College students are starting to head off to school for the fall term. For most of them, cost played a pivotal role in deciding which campus to attend.

According to NACS OnCampus Research’s Student Panel survey conducted in April 2017, students investigated an average of six institutions before applying to three. Some students put their school search into hyperdrive, with 17.5% exploring 10-plus schools and 18.6% applying to half a dozen or more of those.

In the criteria used for reviewing these schools, more students pointed to cost (71.2%) than any other consideration. Fairly close behind were specific academic programs (66.3%), appeal of the school’s location (66.3%), and distance from home (65.8%). A little more than half of students (51.2%) took the amount of financial aid offered into account in sizing up schools.

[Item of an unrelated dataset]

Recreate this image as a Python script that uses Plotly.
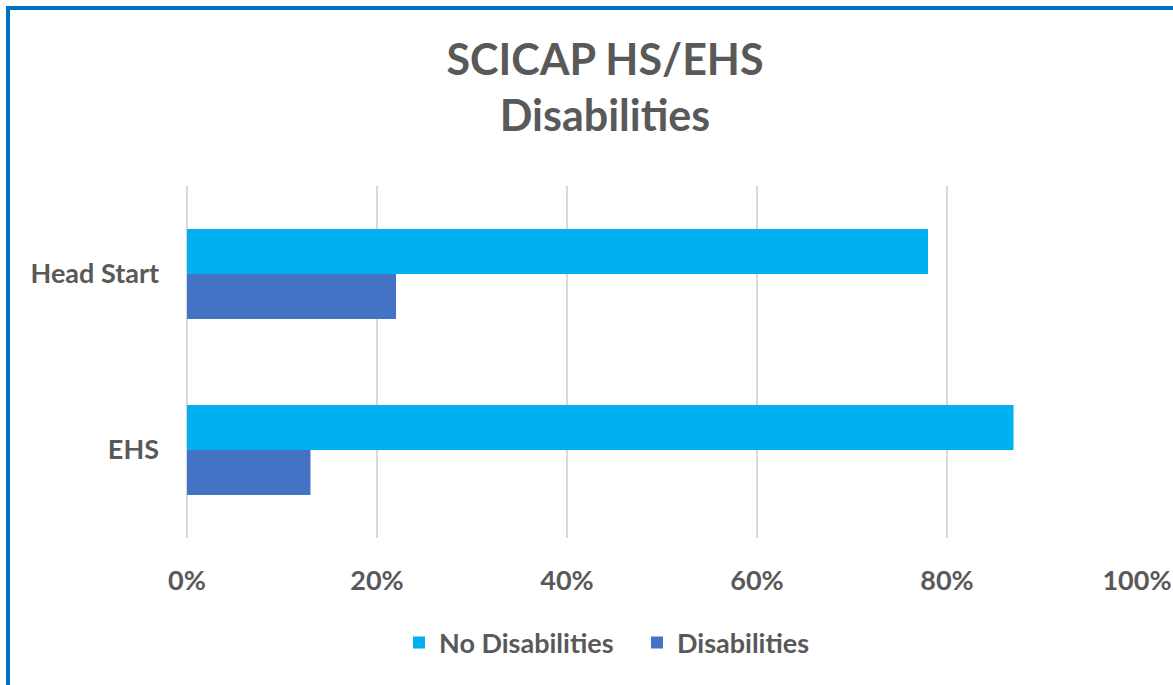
import plotly.graph_objects as go

categories = ["EHS", "Head Start"]
no_disabilities = [0.87, 0.78]
disabilities = [0.13, 0.22]
tick_vals = [0, 0.2, 0.4, 0.6, 0.8, 1.0]
tick_text = ["0%", "20%", "40%", "60%", "80%", "100%"]

FONT = "Lato, Carlito, Calibri, sans-serif"
GRAY = "#595959"
FS = 27

fig = go.Figure()
fig.add_trace(go.Bar(y=categories, x=disabilities, name="Disabilities", orientation="h",
                     marker=dict(color="#4472C4", line=dict(width=0)), legendrank=2))
fig.add_trace(go.Bar(y=categories, x=no_disabilities, name="No Disabilities", orientation="h",
                     marker=dict(color="#00B0F0", line=dict(width=0)), legendrank=1))

W, H = 1173, 685
L, R, T, B = 187, 36, 186, 147
pw, ph = W - L - R, H - T - B

def px_to_paper_x(px):
    return (px - L) / pw

def px_to_paper_y(py):
    return (H - B - py) / ph

fig.update_layout(
    width=W, height=H,
    margin=dict(l=L, r=R, t=T, b=B, autoexpand=False),
    paper_bgcolor="white", plot_bgcolor="white",
    barmode="group", bargap=0.489, bargroupgap=0,
    title=dict(text="<b>SCICAP HS/EHS<br>Disabilities</b>", x=605 / W, xanchor="center",
               y=1 - 75 / H, yanchor="middle", yref="container",
               font=dict(family=FONT, size=43, color=GRAY)),
    font=dict(family=FONT, color=GRAY),
    legend=dict(orientation="h", x=px_to_paper_x(399), xanchor="left",
                y=px_to_paper_y(643), yanchor="middle",
                font=dict(family=FONT, size=FS, color=GRAY, weight="bold"),
                itemwidth=30, entrywidth=193, entrywidthmode="pixels", traceorder="normal"),
    xaxis=dict(range=[0, 1], tickvals=tick_vals, ticktext=tick_text,
               showgrid=True, gridcolor="#D9D9D9", gridwidth=1.5,
               zeroline=True, zerolinecolor="#D9D9D9", zerolinewidth=1.5,
               showline=False, ticks="",
               ticklabelstandoff=24,
               tickfont=dict(family=FONT, size=FS, color=GRAY, weight="bold"), fixedrange=True),
    yaxis=dict(range=[-0.5, 1.5], showgrid=False, zeroline=False, showline=False, ticks="",
               ticklabelstandoff=27,
               tickfont=dict(family=FONT, size=FS, color=GRAY, weight="bold")),
    showlegend=True,
)

# outer blue border (right and bottom edges fall outside the view)
fig.add_shape(type="rect", xref="paper", yref="paper",
              x0=px_to_paper_x(8), x1=px_to_paper_x(1190),
              y0=px_to_paper_y(700), y1=px_to_paper_y(8),
              line=dict(color="#0070C0", width=4), fillcolor="rgba(0,0,0,0)", layer="above")

fig.write_html("out.html", config={"displayModeBar": False},
               post_script="document.body.style.margin='0';document.body.style.overflow='hidden';")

As their assessment of prospective schools progressed, 60.3% of students ended up not enrolling in the school that had been at the top of their list originally. Cost was the reason—or at least among the reasons—most often mentioned (by 38.8% of students). The second most-common reason was that their first-choice school didn’t accept them (22.9%).

However, when asked which factor ultimately had the most impact on where they eventually attended, cost was named by just 20% of respondents. The financial-aid package was the most important for approximately 11% of survey-takers.

Those results indicate students may use cost to filter their initial list of schools before they decide where to apply and attend based on other elements.